The incubator concept at Jadar is also paying dividends. Jadarite is a new mineral with no reference points and no known process anywhere in the world that could be used as a template for extraction, so a bench scale pilot plant was a critical part in understanding if and how the lithium could be extracted. This has resulted in a new technology to produce saleable lithium and boron products from the jadarite ore, with a small pilot plant developed at our research centre in Australia to test the new technology.

Over a period of six years a global team of experts has conducted some 2,000 tests to confirm the technical viability of the processing method and this has led to numerous improvements in the production process and in the health, safety and environmental protection processes.

A pioneering spirit

Ours is an extraordinary industry by virtue of the fact that Mother Nature hides her minerals in some of the most remote, ecologically pristine environments in the world.
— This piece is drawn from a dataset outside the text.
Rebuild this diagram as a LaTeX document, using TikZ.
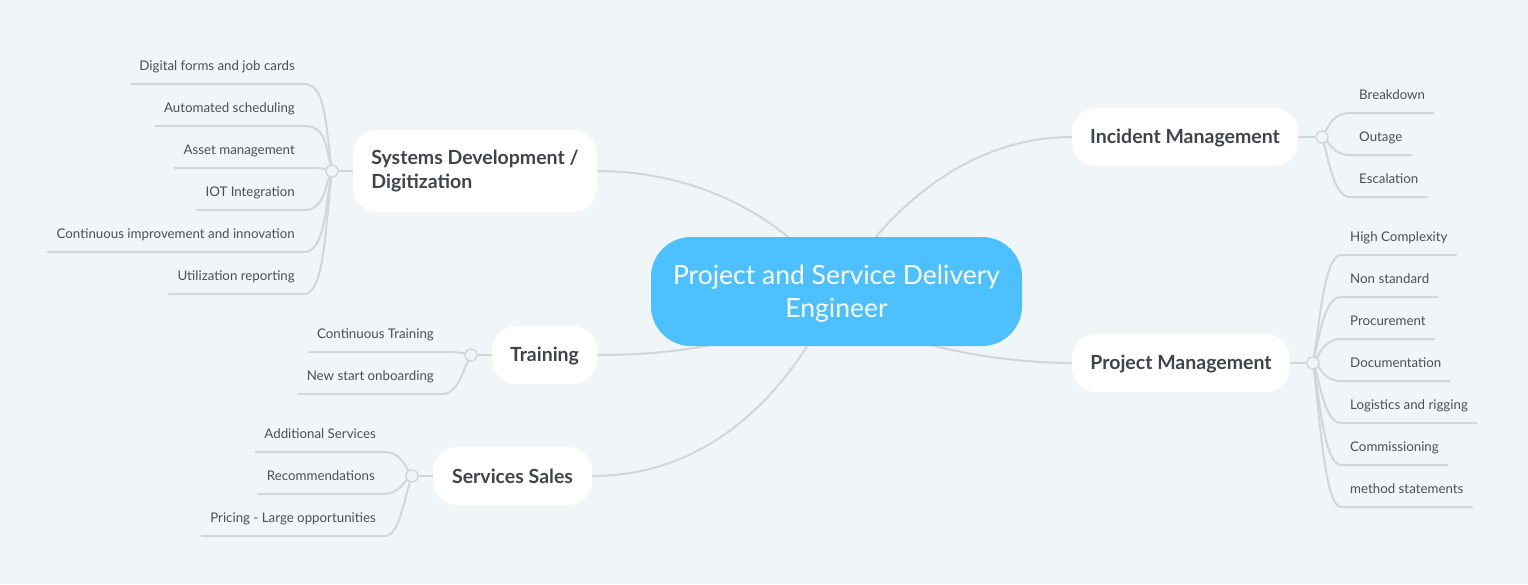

And with much of the low-lying fruit already discovered, we need to be prepared to go, with a sense of adventure, to places that Mother Nature needs to take us, to find the next generation of minerals and develop ways to extract them in the full knowledge of what we will be leaving behind.

This is what will be required of our next generation of geologists, metallurgists and other disciplines we have not even heard of, if we are to go to the ends of the earth to discover the next generation of minerals, against a backdrop of climate change and the ever-increasing demands on the fragile planet we all share. We need to imbue them with a pioneering spirit, to enable them to challenge norms and the status quo, to embrace new technology and advanced data analytics and to deeply understand the requirement to transition to a low-carbon future.